An 'Ill Wind' Could Be Spreading Disease Across the Pacific
Scientists say wind currents blowing out of northeastern China could be the main carriers of a mysterious childhood disease that was first identified in 1961 and can eventually lead to a fatal heart condition.
Research at the Kawasaki Disease Research Centre at the University of California suggests an airborne toxin in seasonal winds could be infecting children in Japan and as far away as Hawaii and California.
Kawasaki disease cases have been found to peak only when winds originate from a vast cereal-farming region in northeastern China.
High-altitude air samples taken downwind around Japan found a fungus called Candida, a member of the yeast family, was in the wind. It’s known to cause a wide range of human fungal infections worldwide.

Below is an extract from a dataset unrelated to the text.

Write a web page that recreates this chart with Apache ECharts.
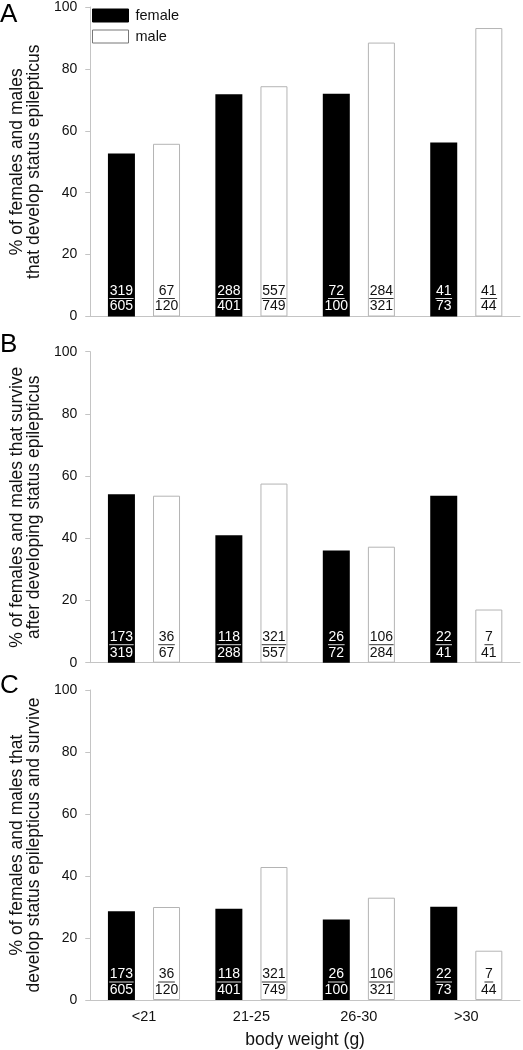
<!DOCTYPE html>
<html>
<head>
<meta charset="utf-8">
<script src="https://cdn.jsdelivr.net/npm/echarts@6/dist/echarts.min.js"></script>
<style>
html,body{margin:0;padding:0;background:#fff;}
#chart{width:523px;height:1050px;}
</style>
</head>
<body>
<div id="chart"></div>
<script>
// ---- data ----
const categories = ['<21', '21-25', '26-30', '>30'];
const yTicks = [0, 20, 40, 60, 80, 100];

// Panel A: % that develop status epilepticus
const femaleA = [52.7, 71.8, 72.0, 56.2];
const maleA = [55.8, 74.4, 88.5, 93.2];
const femaleNumA = [319, 288, 72, 41];
const femaleDenA = [605, 401, 100, 73];
const maleNumA = [67, 557, 284, 41];
const maleDenA = [120, 749, 321, 44];

// Panel B: % that survive after developing SE
const femaleB = [54.2, 41.0, 36.1, 53.7];
const maleB = [53.7, 57.6, 37.3, 17.1];
const femaleNumB = [173, 118, 26, 22];
const femaleDenB = [319, 288, 72, 41];
const maleNumB = [36, 321, 106, 7];
const maleDenB = [67, 557, 284, 41];

// Panel C: % that develop SE and survive
const femaleC = [28.6, 29.4, 26.0, 30.1];
const maleC = [30.0, 42.9, 33.0, 15.9];
const femaleNumC = [173, 118, 26, 22];
const femaleDenC = [605, 401, 100, 73];
const maleNumC = [36, 321, 106, 7];
const maleDenC = [120, 749, 321, 44];

const yTitles = [
  '% of females and males\nthat develop status epilepticus',
  '% of females and males that survive\nafter developing status epilepticus',
  '% of females and males that\ndevelop status epilepticus and survive'
];
const panelLetters = ['A', 'B', 'C'];
const xTitle = 'body weight (g)';

// ---- chart ----
const FONT = '"Liberation Sans", Arial, sans-serif';
const AXIS_GRAY = '#c4c4c4';
const grids = [
  {left: 76, right: 3, top: 5.5, height: 311},
  {left: 76, right: 3, top: 351.7, height: 311},
  {left: 76, right: 3, top: 690, height: 311}
];
const letterTops = [2, 332, 673];

function makeRich(color, lineColor) {
  const r = {
    n: {fontSize: 14, fontFamily: FONT, color: color, lineHeight: 13, align: 'center'},
    d: {fontSize: 14, fontFamily: FONT, color: color, lineHeight: 14, align: 'center'}
  };
  [1, 2, 3].forEach(k => {
    r['u' + k] = {width: k * 7.8 + 1, height: 1, lineHeight: 2, backgroundColor: lineColor, align: 'center'};
  });
  return r;
}
function fracFormatter(nums, dens) {
  return function (p) {
    const n = nums[p.dataIndex];
    return '{n|' + n + '}\n{u' + String(n).length + '|}\n{d|' + dens[p.dataIndex] + '}';
  };
}

const xAxes = [], yAxes = [], series = [];
const panelData = [
  [femaleA, maleA, femaleNumA, femaleDenA, maleNumA, maleDenA],
  [femaleB, maleB, femaleNumB, femaleDenB, maleNumB, maleDenB],
  [femaleC, maleC, femaleNumC, femaleDenC, maleNumC, maleDenC]
];
panelData.forEach((pd, i) => {
  const last = i === 2;
  xAxes.push({
    type: 'category', gridIndex: i, data: categories,
    axisLine: {show: true, lineStyle: {color: AXIS_GRAY, width: 1}},
    axisTick: {show: false},
    axisLabel: {show: last, fontSize: 14.5, fontFamily: FONT, color: '#111', margin: 9},
    name: last ? xTitle : '', nameLocation: 'middle', nameGap: 31,
    nameTextStyle: {fontSize: 17.5, fontFamily: FONT, color: '#111'},
    splitLine: {show: false}
  });
  yAxes.push({
    type: 'value', gridIndex: i, min: 0, max: 100, interval: 20,
    axisLine: {show: true, lineStyle: {color: AXIS_GRAY, width: 1}},
    axisTick: {show: true, length: 5, lineStyle: {color: AXIS_GRAY}},
    axisLabel: {fontSize: 14, fontFamily: FONT, color: '#111', margin: 13,
      formatter: v => (yTicks.indexOf(v) >= 0 ? String(v) : '')},
    splitLine: {show: false},
    name: yTitles[i], nameLocation: 'middle', nameGap: 39, nameRotate: 90,
    nameTextStyle: {fontSize: 17.5, fontFamily: FONT, color: '#111', lineHeight: 17}
  });
  series.push({
    name: 'female', type: 'bar', xAxisIndex: i, yAxisIndex: i,
    data: pd[0], barWidth: 27, barGap: '67%',
    itemStyle: {color: '#000', borderColor: '#000', borderWidth: 0},
    label: {show: true, position: 'insideBottom', distance: 3,
      formatter: fracFormatter(pd[2], pd[3]), rich: makeRich('#fff', '#ddd')},
    emphasis: {disabled: true}, animation: false
  });
  series.push({
    name: 'male', type: 'bar', xAxisIndex: i, yAxisIndex: i,
    data: pd[1], barWidth: 27, barGap: '67%',
    itemStyle: {color: '#fff', borderColor: '#b4b4b4', borderWidth: 1},
    label: {show: true, position: 'insideBottom', distance: 3,
      formatter: fracFormatter(pd[4], pd[5]), rich: makeRich('#111', '#333')},
    emphasis: {disabled: true}, animation: false
  });
});

const chart = echarts.init(document.getElementById('chart'), null, {renderer: 'canvas'});
chart.setOption({
  animation: false,
  backgroundColor: '#fff',
  textStyle: {fontFamily: FONT},
  grid: grids,
  xAxis: xAxes,
  yAxis: yAxes,
  legend: {
    data: [
      {name: 'female', itemStyle: {color: '#000', borderColor: '#000', borderWidth: 1}},
      {name: 'male', itemStyle: {color: '#fff', borderColor: '#777', borderWidth: 1}}
    ],
    orient: 'vertical', left: 92, top: 8, padding: 0,
    itemWidth: 36, itemHeight: 13, itemGap: 6,
    icon: 'rect', selectedMode: false,
    textStyle: {fontSize: 14.5, fontFamily: FONT, color: '#111', padding: [0, 0, 0, 2]}
  },
  graphic: panelLetters.map((t, i) => ({
    type: 'text', left: 0, top: letterTops[i],
    style: {text: t, font: '26px ' + FONT, fill: '#000'}
  })),
  series: series
});
</script>
</body>
</html>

Researchers believe something that has changed in agriculture or culture since World War II could be behind the new disease.

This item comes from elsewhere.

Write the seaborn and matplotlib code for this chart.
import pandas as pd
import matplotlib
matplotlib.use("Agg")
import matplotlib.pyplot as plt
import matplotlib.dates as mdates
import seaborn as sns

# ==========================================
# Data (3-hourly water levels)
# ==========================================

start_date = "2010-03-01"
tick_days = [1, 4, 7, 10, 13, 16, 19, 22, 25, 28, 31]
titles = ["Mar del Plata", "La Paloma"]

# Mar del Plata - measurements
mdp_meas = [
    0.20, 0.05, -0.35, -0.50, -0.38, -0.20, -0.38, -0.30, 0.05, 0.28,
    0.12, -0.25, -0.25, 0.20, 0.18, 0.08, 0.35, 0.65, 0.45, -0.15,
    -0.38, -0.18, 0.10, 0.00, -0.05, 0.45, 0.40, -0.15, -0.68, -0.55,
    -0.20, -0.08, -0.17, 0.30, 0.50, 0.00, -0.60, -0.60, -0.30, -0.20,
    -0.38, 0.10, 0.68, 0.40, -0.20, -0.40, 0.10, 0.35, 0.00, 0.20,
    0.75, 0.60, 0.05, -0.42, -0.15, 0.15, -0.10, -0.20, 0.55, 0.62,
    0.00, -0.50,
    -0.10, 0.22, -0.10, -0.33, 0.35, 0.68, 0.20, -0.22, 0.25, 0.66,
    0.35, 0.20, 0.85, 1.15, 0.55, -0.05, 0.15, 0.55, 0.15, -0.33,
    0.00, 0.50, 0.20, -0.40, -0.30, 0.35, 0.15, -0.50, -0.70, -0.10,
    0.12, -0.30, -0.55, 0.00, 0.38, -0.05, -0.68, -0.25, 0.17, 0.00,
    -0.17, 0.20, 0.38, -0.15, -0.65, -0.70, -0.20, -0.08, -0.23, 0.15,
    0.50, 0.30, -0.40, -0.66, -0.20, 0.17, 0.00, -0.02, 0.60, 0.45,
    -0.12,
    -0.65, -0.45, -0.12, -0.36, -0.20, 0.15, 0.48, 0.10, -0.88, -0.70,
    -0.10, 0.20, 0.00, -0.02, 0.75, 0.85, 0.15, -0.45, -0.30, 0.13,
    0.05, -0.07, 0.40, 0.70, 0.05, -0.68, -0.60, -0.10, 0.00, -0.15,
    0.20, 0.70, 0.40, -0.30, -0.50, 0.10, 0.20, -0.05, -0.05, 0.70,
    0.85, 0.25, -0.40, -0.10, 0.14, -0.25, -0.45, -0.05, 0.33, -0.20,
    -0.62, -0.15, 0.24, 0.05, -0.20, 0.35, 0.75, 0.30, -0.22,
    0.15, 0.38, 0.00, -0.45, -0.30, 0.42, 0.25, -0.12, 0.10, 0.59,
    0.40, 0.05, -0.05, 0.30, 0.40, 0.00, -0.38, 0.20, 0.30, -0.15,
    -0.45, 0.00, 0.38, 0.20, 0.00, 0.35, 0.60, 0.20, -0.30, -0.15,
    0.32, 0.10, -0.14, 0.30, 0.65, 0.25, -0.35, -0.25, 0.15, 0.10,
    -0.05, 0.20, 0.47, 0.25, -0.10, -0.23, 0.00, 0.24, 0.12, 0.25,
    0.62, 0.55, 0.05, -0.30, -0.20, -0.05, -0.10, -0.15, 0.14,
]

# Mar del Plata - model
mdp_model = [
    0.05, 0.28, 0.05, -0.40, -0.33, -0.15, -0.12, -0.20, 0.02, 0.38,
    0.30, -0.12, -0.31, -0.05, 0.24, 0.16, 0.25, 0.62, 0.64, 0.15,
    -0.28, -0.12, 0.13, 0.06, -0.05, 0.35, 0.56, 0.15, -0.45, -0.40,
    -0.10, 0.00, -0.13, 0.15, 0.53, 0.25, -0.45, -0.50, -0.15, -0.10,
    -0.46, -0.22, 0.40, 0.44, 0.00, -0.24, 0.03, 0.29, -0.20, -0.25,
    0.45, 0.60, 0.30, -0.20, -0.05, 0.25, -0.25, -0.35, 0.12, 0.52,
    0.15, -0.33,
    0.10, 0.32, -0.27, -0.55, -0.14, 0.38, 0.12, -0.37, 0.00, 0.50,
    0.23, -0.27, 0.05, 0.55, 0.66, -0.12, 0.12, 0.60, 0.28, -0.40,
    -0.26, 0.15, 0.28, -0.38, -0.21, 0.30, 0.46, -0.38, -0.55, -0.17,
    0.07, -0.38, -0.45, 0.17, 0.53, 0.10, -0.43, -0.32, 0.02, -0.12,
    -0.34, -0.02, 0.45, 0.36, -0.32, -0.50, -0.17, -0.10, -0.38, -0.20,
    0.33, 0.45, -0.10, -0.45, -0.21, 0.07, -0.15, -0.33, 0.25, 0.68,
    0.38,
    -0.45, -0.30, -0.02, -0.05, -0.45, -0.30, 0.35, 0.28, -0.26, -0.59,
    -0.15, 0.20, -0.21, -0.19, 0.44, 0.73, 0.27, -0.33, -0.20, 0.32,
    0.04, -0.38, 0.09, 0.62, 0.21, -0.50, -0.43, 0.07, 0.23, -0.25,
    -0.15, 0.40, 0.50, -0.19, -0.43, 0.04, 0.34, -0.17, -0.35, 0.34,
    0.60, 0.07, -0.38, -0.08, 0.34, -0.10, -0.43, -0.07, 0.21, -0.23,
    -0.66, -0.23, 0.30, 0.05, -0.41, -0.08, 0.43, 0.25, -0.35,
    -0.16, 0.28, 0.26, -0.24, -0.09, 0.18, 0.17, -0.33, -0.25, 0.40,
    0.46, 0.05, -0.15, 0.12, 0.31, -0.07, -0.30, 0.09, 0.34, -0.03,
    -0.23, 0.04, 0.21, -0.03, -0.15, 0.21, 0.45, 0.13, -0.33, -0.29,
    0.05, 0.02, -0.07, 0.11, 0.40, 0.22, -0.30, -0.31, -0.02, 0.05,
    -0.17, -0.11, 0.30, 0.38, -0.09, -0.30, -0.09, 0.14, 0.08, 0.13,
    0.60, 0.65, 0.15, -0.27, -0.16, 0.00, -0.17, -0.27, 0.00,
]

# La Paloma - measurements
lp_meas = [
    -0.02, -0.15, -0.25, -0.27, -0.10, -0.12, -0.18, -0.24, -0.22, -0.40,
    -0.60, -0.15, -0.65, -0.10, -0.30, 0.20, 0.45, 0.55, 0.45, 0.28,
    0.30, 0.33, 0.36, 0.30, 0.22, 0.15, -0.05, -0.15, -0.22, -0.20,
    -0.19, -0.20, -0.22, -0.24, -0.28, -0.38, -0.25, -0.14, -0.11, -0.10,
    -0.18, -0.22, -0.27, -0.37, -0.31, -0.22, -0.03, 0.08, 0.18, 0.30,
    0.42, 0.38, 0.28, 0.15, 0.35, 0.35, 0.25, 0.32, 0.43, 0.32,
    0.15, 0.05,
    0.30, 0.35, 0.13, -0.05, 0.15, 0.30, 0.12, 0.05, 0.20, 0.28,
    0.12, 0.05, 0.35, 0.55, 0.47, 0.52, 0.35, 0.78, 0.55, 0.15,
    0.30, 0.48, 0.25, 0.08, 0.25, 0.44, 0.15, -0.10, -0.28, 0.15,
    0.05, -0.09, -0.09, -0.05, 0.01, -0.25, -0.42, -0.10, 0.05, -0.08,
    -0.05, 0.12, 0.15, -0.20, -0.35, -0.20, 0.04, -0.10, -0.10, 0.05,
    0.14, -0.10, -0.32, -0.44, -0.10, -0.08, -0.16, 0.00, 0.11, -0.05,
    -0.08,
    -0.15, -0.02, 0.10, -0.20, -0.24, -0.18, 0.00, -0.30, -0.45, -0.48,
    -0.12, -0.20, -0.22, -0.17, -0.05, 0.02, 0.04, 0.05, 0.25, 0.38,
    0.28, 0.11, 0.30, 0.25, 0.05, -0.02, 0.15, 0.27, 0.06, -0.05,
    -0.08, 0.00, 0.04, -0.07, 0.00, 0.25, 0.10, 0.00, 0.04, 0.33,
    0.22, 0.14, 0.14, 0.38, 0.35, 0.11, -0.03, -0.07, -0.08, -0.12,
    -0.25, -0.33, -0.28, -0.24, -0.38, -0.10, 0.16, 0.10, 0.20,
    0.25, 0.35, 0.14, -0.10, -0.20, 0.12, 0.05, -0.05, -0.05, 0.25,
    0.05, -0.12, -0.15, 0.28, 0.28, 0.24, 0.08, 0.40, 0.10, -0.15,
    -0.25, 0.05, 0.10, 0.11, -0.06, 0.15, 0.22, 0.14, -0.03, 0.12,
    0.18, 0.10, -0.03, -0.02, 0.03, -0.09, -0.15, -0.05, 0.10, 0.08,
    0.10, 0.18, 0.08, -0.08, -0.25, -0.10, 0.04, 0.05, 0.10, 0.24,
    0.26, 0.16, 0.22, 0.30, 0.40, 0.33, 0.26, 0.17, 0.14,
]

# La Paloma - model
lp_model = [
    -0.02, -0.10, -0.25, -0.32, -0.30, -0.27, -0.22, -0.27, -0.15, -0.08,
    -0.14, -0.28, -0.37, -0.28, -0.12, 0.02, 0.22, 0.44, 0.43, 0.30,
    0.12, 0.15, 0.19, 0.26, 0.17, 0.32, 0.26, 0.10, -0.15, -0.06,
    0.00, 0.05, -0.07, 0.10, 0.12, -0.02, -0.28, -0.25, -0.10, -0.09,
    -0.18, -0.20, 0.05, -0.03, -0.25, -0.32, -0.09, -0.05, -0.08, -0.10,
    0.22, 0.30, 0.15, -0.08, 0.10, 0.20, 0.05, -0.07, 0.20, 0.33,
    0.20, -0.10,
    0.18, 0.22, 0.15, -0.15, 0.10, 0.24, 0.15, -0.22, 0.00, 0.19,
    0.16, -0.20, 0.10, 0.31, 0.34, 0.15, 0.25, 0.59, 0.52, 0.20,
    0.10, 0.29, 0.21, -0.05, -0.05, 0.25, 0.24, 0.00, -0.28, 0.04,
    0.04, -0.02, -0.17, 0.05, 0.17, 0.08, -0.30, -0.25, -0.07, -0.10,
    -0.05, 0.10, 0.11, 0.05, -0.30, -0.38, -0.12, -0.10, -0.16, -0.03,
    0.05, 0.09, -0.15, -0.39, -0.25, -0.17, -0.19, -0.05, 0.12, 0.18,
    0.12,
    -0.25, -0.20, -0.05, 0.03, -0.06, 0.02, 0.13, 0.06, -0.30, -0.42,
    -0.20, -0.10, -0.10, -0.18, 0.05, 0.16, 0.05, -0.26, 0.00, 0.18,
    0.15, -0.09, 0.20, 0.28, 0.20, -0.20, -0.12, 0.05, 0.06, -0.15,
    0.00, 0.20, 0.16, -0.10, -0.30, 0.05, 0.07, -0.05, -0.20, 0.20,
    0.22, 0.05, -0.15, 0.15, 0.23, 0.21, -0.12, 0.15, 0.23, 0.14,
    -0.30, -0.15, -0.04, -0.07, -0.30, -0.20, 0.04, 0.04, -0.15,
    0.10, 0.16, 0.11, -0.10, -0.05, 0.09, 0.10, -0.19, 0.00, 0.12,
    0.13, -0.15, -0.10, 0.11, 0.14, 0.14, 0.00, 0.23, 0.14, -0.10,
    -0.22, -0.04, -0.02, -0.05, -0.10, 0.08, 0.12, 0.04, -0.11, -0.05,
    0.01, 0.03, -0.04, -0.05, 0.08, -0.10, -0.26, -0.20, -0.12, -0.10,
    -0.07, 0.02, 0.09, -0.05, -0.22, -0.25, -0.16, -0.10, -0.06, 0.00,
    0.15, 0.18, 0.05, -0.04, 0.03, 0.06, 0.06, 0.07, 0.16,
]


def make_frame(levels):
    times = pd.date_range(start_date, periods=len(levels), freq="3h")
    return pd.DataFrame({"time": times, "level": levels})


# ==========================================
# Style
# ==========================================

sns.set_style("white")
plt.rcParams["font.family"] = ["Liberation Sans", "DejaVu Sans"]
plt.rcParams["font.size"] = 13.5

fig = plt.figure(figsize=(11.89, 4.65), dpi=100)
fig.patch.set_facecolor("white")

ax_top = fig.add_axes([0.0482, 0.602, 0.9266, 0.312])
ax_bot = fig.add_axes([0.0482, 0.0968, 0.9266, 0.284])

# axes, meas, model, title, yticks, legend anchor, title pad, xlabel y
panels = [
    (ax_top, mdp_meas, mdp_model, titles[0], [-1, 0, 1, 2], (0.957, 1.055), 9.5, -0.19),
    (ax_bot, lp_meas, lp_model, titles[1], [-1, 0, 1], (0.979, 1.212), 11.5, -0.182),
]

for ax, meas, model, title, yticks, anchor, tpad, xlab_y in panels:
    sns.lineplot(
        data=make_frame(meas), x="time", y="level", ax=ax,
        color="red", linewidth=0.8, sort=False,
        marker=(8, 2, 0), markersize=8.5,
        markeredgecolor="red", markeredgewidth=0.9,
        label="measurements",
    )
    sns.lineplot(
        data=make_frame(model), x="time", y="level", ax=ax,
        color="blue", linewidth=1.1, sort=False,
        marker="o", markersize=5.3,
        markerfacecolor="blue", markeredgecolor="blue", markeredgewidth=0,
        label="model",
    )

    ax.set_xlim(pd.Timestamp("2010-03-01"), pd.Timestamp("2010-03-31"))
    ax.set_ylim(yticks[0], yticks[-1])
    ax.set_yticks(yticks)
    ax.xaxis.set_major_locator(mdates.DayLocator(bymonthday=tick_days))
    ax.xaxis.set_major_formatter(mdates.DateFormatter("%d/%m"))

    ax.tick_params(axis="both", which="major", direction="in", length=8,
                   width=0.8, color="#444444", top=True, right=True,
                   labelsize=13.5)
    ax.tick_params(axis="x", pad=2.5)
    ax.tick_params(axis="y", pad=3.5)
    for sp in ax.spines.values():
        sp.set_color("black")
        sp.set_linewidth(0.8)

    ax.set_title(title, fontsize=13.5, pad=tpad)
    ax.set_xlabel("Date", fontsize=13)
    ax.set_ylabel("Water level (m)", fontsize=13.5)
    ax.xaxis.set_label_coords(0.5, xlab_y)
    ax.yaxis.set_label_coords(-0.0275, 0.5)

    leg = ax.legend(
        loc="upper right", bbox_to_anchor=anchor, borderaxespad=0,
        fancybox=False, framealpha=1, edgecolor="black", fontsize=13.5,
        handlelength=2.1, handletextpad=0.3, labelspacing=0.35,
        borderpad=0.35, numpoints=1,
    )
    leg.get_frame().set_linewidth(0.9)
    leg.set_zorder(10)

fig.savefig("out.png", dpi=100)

Kawasaki disease causes a rash and uncontrollable fever in the very young, who usually fully recover. But in about 25 percent of the cases, it can also lead to a coronary aneurysm, a life-threatening ballooning of the arteries that supply the heart, decades later.
“We're looking for something new that happened (in northeast China) after World War II,” Dr. Jane Burns, who is the Director of Paediatrics at the centre, told San Diego’s XETV. “A lot of changes in the agriculture; a lot of cultural changes during that time.” She added that there is no other example of something traveling across an ocean and making people sick.
Kawasaki disease causes a rash and uncontrollable fever in the very young, who usually fully recover. Children with a genetic predisposition to the disease need only to inhale the pathogen once to manifest symptoms within 24 hours.
About 100 cases of Kawasaki disease are reported in San Diego alone each year, but the highest number of children infected is in Japan.